Could you write out the opening lines of the data, word for word, stopping after the line that contains "(bTL) -- (bTR);"?

::::

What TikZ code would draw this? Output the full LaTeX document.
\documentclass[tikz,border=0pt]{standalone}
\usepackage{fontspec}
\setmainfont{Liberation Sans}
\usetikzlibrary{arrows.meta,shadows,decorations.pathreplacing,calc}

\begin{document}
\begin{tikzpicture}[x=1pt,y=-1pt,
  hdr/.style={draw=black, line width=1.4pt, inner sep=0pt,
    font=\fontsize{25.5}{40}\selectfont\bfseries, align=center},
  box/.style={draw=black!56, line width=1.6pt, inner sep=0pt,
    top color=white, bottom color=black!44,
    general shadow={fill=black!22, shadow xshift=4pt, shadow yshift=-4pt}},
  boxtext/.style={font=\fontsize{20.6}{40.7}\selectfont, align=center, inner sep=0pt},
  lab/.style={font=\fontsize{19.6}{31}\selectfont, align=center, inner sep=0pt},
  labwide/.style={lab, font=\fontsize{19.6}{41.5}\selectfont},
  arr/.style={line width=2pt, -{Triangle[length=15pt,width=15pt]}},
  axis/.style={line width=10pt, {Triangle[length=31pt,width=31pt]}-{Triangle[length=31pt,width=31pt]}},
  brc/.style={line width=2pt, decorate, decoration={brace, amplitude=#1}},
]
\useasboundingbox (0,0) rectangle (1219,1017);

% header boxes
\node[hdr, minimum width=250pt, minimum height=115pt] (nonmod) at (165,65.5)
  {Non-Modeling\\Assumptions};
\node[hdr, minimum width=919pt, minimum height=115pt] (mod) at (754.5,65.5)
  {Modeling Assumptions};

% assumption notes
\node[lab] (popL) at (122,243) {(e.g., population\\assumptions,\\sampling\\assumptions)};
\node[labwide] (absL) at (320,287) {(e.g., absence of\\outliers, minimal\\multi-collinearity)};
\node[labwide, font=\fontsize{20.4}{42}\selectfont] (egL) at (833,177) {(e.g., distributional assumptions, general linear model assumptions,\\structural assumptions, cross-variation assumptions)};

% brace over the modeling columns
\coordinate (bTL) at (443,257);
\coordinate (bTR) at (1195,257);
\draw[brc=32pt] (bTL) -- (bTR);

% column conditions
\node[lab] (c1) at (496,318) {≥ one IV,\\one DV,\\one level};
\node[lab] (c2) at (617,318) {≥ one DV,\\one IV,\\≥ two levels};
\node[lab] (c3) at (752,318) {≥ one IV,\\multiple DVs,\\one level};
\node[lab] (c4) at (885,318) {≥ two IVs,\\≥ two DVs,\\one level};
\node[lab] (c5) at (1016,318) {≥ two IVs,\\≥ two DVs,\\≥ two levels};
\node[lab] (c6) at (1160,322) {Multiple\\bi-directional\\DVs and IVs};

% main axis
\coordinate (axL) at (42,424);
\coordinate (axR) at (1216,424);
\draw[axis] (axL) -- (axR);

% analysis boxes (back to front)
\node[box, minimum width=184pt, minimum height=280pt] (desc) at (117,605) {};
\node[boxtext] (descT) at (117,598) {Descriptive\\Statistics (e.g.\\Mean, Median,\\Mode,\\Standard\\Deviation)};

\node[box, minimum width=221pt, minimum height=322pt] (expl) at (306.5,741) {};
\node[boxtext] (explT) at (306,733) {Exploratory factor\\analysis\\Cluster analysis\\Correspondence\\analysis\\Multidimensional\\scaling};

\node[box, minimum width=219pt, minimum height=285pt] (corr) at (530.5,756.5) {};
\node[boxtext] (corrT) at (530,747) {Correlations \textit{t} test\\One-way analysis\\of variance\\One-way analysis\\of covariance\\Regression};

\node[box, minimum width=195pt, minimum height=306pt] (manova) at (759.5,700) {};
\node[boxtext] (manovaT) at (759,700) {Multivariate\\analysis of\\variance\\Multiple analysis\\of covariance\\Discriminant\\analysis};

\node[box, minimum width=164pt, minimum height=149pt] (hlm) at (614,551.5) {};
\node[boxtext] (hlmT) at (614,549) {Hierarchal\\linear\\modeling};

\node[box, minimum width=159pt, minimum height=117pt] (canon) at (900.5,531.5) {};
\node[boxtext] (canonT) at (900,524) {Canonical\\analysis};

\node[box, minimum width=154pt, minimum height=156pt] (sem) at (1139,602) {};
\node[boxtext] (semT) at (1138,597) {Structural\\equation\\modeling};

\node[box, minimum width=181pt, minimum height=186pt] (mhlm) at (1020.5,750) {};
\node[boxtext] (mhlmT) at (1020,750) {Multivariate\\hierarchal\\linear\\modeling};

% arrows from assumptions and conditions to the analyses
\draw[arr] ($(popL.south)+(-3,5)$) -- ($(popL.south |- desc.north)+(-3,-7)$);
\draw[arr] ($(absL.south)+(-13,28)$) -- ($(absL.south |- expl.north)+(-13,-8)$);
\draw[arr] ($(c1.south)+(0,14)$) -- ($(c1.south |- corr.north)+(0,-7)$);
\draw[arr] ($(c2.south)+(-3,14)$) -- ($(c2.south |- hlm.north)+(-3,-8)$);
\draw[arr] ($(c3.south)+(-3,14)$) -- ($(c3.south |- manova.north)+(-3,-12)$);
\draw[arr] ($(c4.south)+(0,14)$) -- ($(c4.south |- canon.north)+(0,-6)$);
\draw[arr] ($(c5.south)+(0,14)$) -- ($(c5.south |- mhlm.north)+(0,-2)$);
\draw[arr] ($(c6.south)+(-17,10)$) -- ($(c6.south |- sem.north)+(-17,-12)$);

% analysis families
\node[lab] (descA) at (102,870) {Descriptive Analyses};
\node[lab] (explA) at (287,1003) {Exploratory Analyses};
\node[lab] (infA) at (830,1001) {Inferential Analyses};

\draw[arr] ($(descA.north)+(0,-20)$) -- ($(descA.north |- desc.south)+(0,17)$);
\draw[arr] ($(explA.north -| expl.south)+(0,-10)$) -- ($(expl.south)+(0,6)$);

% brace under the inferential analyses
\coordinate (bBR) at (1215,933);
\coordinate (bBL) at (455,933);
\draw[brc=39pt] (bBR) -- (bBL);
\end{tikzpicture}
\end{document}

::::

• RESPONSE TO THE TASK:
What TikZ code would draw this? Output the full LaTeX document.
\documentclass[tikz,border=0pt]{standalone}
\usepackage{fontspec}
\setmainfont{Liberation Sans}
\usetikzlibrary{arrows.meta,shadows,decorations.pathreplacing,calc}

\begin{document}
\begin{tikzpicture}[x=1pt,y=-1pt,
  hdr/.style={draw=black, line width=1.4pt, inner sep=0pt,
    font=\fontsize{25.5}{40}\selectfont\bfseries, align=center},
  box/.style={draw=black!56, line width=1.6pt, inner sep=0pt,
    top color=white, bottom color=black!44,
    general shadow={fill=black!22, shadow xshift=4pt, shadow yshift=-4pt}},
  boxtext/.style={font=\fontsize{20.6}{40.7}\selectfont, align=center, inner sep=0pt},
  lab/.style={font=\fontsize{19.6}{31}\selectfont, align=center, inner sep=0pt},
  labwide/.style={lab, font=\fontsize{19.6}{41.5}\selectfont},
  arr/.style={line width=2pt, -{Triangle[length=15pt,width=15pt]}},
  axis/.style={line width=10pt, {Triangle[length=31pt,width=31pt]}-{Triangle[length=31pt,width=31pt]}},
  brc/.style={line width=2pt, decorate, decoration={brace, amplitude=#1}},
]
\useasboundingbox (0,0) rectangle (1219,1017);

% header boxes
\node[hdr, minimum width=250pt, minimum height=115pt] (nonmod) at (165,65.5)
  {Non-Modeling\\Assumptions};
\node[hdr, minimum width=919pt, minimum height=115pt] (mod) at (754.5,65.5)
  {Modeling Assumptions};

% assumption notes
\node[lab] (popL) at (122,243) {(e.g., population\\assumptions,\\sampling\\assumptions)};
\node[labwide] (absL) at (320,287) {(e.g., absence of\\outliers, minimal\\multi-collinearity)};
\node[labwide, font=\fontsize{20.4}{42}\selectfont] (egL) at (833,177) {(e.g., distributional assumptions, general linear model assumptions,\\structural assumptions, cross-variation assumptions)};

% brace over the modeling columns
\coordinate (bTL) at (443,257);
\coordinate (bTR) at (1195,257);
\draw[brc=32pt] (bTL) -- (bTR);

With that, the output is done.